Casablanca: A French Moroccan Feast


Could you get a Royale with Cheese at Rick's Cafe American?

Ever wonder what the patrons of Sam's Cafe American were eating while waiting for their exit visas? We know they drank: Martinis, good brandy and straight bourbon. But with what did they chase those drinks down?

Everyone in Casablanca, the movie, speaks impeccable English, even the Nazis. Once the opening expository shows us Casablanca on the map, it is easy to forget how far removed Casablanca was from Paris or New York. Its local flavor comes through in accents: Sidney Greenstreet's fez, the arches of Rick's cafe.

But, Casablanca was an international port; Morocco's biggest city, but under French control. It was also the home of displaced refugees fleeing Nazi oppression, who - no doubt - desired their own favorite dishes from "home", where ever they came from. This cultural diversity gives us real opportunity for creativity in imagining dinner at Rick's.

Perhaps Rick's Cafe American served American burgers and steaks, but I think it is more likely that the food was a mash-up of French and Moroccan with accents from the entire Mediterranean. (Of course, if you have a guest who you know in advance simply won't go for the foreign tastes - you have the perfect excuse to serve up a "special order" of the "American" food of your choice.)

For my New Year's Eve Feast to accompany Casablanca, I wanted to breath some technicolor into the movie with nothing less than a dazzling palate of tastes and aromas inspired by the film.

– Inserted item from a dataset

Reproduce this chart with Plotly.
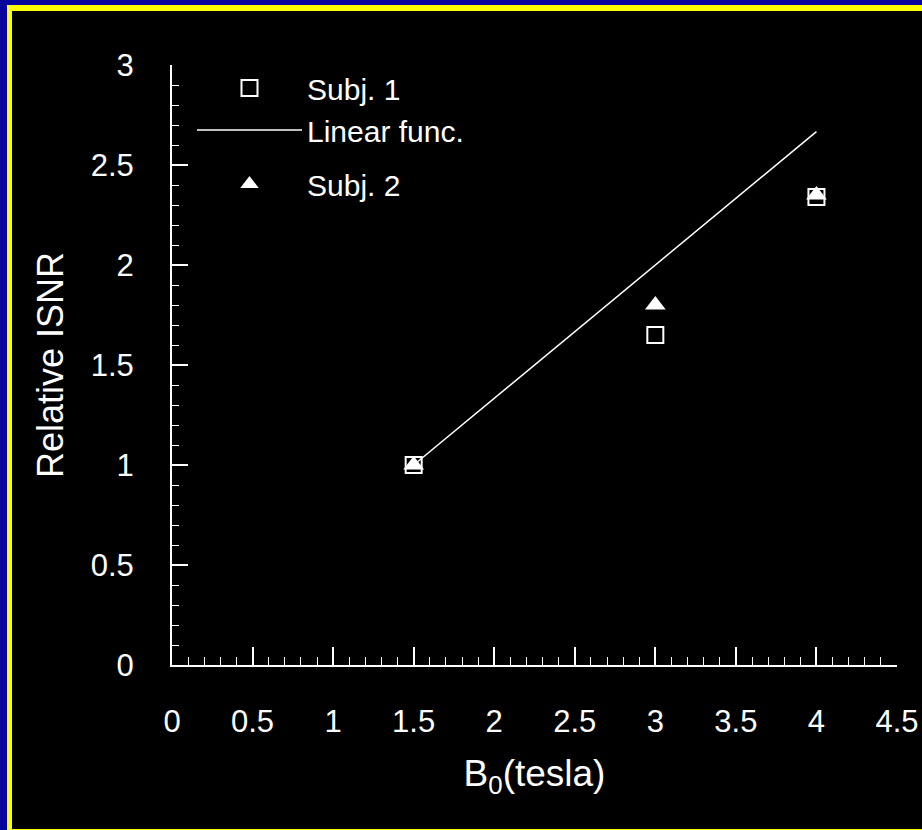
import plotly.graph_objects as go

# ---- data ----
b0_subj1 = [1.5, 3.0, 4.0]
isnr_subj1 = [1.0, 1.65, 2.34]
b0_subj2 = [1.5, 3.0, 4.0]
isnr_subj2 = [1.0, 1.8, 2.35]
b0_linear = [1.5, 4.0]
isnr_linear = [1.0, 4.0 / 1.5]

x_ticks = [0, 0.5, 1, 1.5, 2, 2.5, 3, 3.5, 4, 4.5]
x_ticklabels = ["0", "0.5", "1", "1.5", "2", "2.5", "3", "3.5", "4", "4.5"]
y_ticks = [0, 0.5, 1, 1.5, 2, 2.5, 3]
y_ticklabels = ["0", "0.5", "1", "1.5", "2", "2.5", "3"]

FONT = "Liberation Sans, Arial, Helvetica, sans-serif"
W, H = 922, 830
L, R, T, B = 172, 25, 65, 165
PW = W - L - R
PH = H - T - B


def px_x(p):
    return (p - L) / PW


def px_y(p):
    return (H - B - p) / PH


fig = go.Figure()

fig.add_trace(go.Scatter(
    x=b0_subj1, y=isnr_subj1, mode="markers", name="Subj. 1",
    legendgroup="a",
    marker=dict(symbol="square-open", size=16, color="white",
                line=dict(color="white", width=2)),
))
fig.add_trace(go.Scatter(
    x=b0_linear, y=isnr_linear, mode="lines", name="Linear func.",
    legendgroup="a",
    line=dict(color="white", width=1.5),
))
fig.add_trace(go.Scatter(
    x=b0_subj2, y=isnr_subj2, mode="markers", name="Subj. 2",
    legendgroup="c",
    marker=dict(symbol="triangle-up", size=18, color="white"),
))

shapes = [
    dict(type="rect", xref="paper", yref="paper", layer="below",
         x0=px_x(7), x1=px_x(W + 20), y0=px_y(H + 20), y1=px_y(5),
         fillcolor="#ffff00", line=dict(width=0)),
    dict(type="rect", xref="paper", yref="paper", layer="below",
         x0=px_x(12), x1=px_x(W + 20), y0=px_y(H - 1), y1=px_y(11),
         fillcolor="black", line=dict(width=0)),
]

axis_common = dict(
    showgrid=False, zeroline=False, showline=True, linecolor="white",
    linewidth=2, ticks="inside", tickcolor="white", tickwidth=1.5,
    tickfont=dict(family=FONT, size=31, color="white"),
    mirror=False, automargin=False,
)

fig.update_layout(
    width=W, height=H,
    margin=dict(l=L, r=R, t=T, b=B, pad=0, autoexpand=False),
    paper_bgcolor="#06069a",
    plot_bgcolor="rgba(0,0,0,0)",
    shapes=shapes,
    font=dict(family=FONT, color="white"),
    showlegend=True,
    legend=dict(
        x=px_x(192), y=px_y(62), xanchor="left", yanchor="top",
        bgcolor="rgba(0,0,0,0)", borderwidth=0,
        font=dict(family=FONT, size=30, color="white"),
        itemwidth=105, tracegroupgap=12, traceorder="grouped",
    ),
    xaxis=dict(
        range=[0, 4.5], tickvals=x_ticks, ticktext=x_ticklabels,
        ticklen=18, ticklabelstandoff=28,
        minor=dict(dtick=0.1, ticks="inside", ticklen=8,
                   tickcolor="white", tickwidth=1.2, showgrid=False),
        title=dict(text="B<sub>0</sub>(tesla)", standoff=22,
                   font=dict(family=FONT, size=37, color="white")),
        **axis_common,
    ),
    yaxis=dict(
        range=[0, 3], tickvals=y_ticks, ticktext=y_ticklabels,
        ticklen=16, ticklabelstandoff=30,
        minor=dict(dtick=0.1, ticks="inside", ticklen=7,
                   tickcolor="white", tickwidth=1.2, showgrid=False),
        title=dict(text="Relative ISNR", standoff=16,
                   font=dict(family=FONT, size=36, color="white")),
        **axis_common,
    ),
)

fig.write_html(
    "out.html",
    config={"displayModeBar": False},
    post_script="document.body.style.margin='0';document.body.style.overflow='hidden';",
)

This menu is for a huge amount of food. For less intense, but no less delicious or special, dining experiences you could serve any of the appetizers with any one of the the meat, fish, or poultry courses.

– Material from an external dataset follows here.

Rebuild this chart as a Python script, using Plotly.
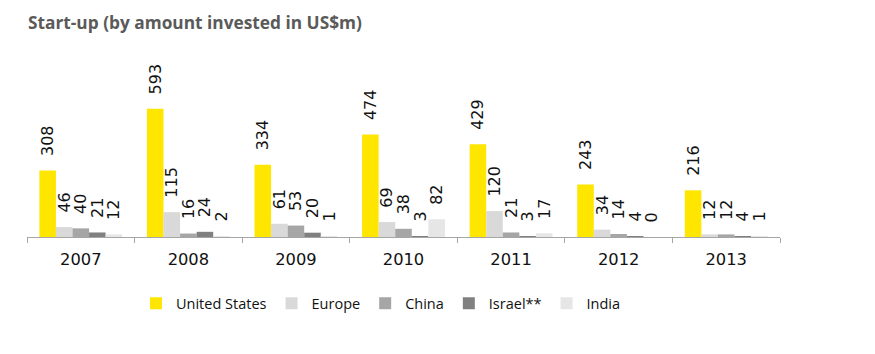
import plotly.graph_objects as go

years = ["2007", "2008", "2009", "2010", "2011", "2012", "2013"]
united_states = [308, 593, 334, 474, 429, 243, 216]
europe = [46, 115, 61, 69, 120, 34, 12]
china = [40, 16, 53, 38, 21, 14, 12]
israel = [21, 24, 20, 3, 3, 4, 4]
india = [12, 2, 1, 82, 17, 0, 1]

series = [
    ("United States", united_states, "#FFE600"),
    ("Europe", europe, "#D9D9D9"),
    ("China", china, "#A6A6A6"),
    ("Israel**", israel, "#808080"),
    ("India", india, "#E6E6E6"),
]

fig = go.Figure()
for name, vals, color in series:
    fig.add_trace(go.Bar(
        name=name, x=years, y=vals,
        marker=dict(color=color, line=dict(width=0)),
        text=vals,
        texttemplate="<span style='font-size:12px'>&nbsp;&nbsp;&nbsp;</span>%{text}",
        textposition="outside",
        textangle=-90,
        constraintext="none",
        cliponaxis=False,
        textfont=dict(family="DejaVu Sans", size=16, color="#111111"),
    ))

fig.update_layout(
    width=875, height=354,
    barmode="group", bargap=0.23, bargroupgap=0,
    plot_bgcolor="white", paper_bgcolor="white",
    margin=dict(l=27, r=95, t=60, b=117),
    title=dict(text="<b>Start-up (by amount invested in US$m)</b>",
               x=28/875, xanchor="left", y=1-23/354, yanchor="middle",
               font=dict(family="Open Sans", size=17.3, color="#5A5A5A")),
    showlegend=True,
    legend=dict(orientation="h", x=(381-27)/753, xanchor="center", y=-0.375, yanchor="middle",
                font=dict(family="Open Sans", size=14.5, color="#111111"),
                itemwidth=30, traceorder="normal"),
    xaxis=dict(showline=True, linecolor="#A6A6A6", linewidth=1,
               ticks="outside", tickson="boundaries", ticklen=5, tickcolor="#A6A6A6",
               ticklabelstandoff=7,
               tickfont=dict(family="DejaVu Sans", size=16.3, color="#111111"),
               showgrid=False),
    yaxis=dict(range=[0, 819], visible=False, showgrid=False),
)

fig.write_html("out.html")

This was my New Year's Eve feast for الدار البيضاء! (That's Casablanca in Arabic.)

A French Moroccan Feast

I wanted a feast that would capture the flavors of Morocco and also the film (and city's) French influences.

A mezze plate

I started with a mezze, a middle eastern assortment of appetizers. Humos, baba ganoush, and tabouli salad were served with toasted pita breads and olives.


The first course was individual B'stilla, spiced chicken, egg and almond sugar, baked in phylo pastry, finished off with sugar and cinnamon. I served the B'stilla with a cold Moroccan carrot salad.

Lamb Tagine

The meat course was a Moroccan Lamb Tagine. Tagines are slow cooked dishes that usually blend meat and fruits. Tagine also refers to the conical pot in which the stew is prepared. You don't need a tagine to make tagine (any dutch oven will do), but it makes the presentation so much more special if you have one. Can't you imagine Sidney Greenstreet's Ugarte sitting down to a tagine?


For most evenings, this would have been enough. But for New Year's Eve I wanted to go to the next level!

I took my cue for the main course from Rick's remark that he came to Casablanca "for the waters".


Inspector Renault correctly replies, "Waters? What waters? We're in the Desert." To which Rick responds, "I was misinformed."

Of course, Casablanca may not have had a spa, but it was a port on the Mediterranean, so it makes sense that at Rick's Cafe you might have been able to order up bouillabaisse, the delicious French seafood dish - dressed up for New Year's Eve with crab and lobster.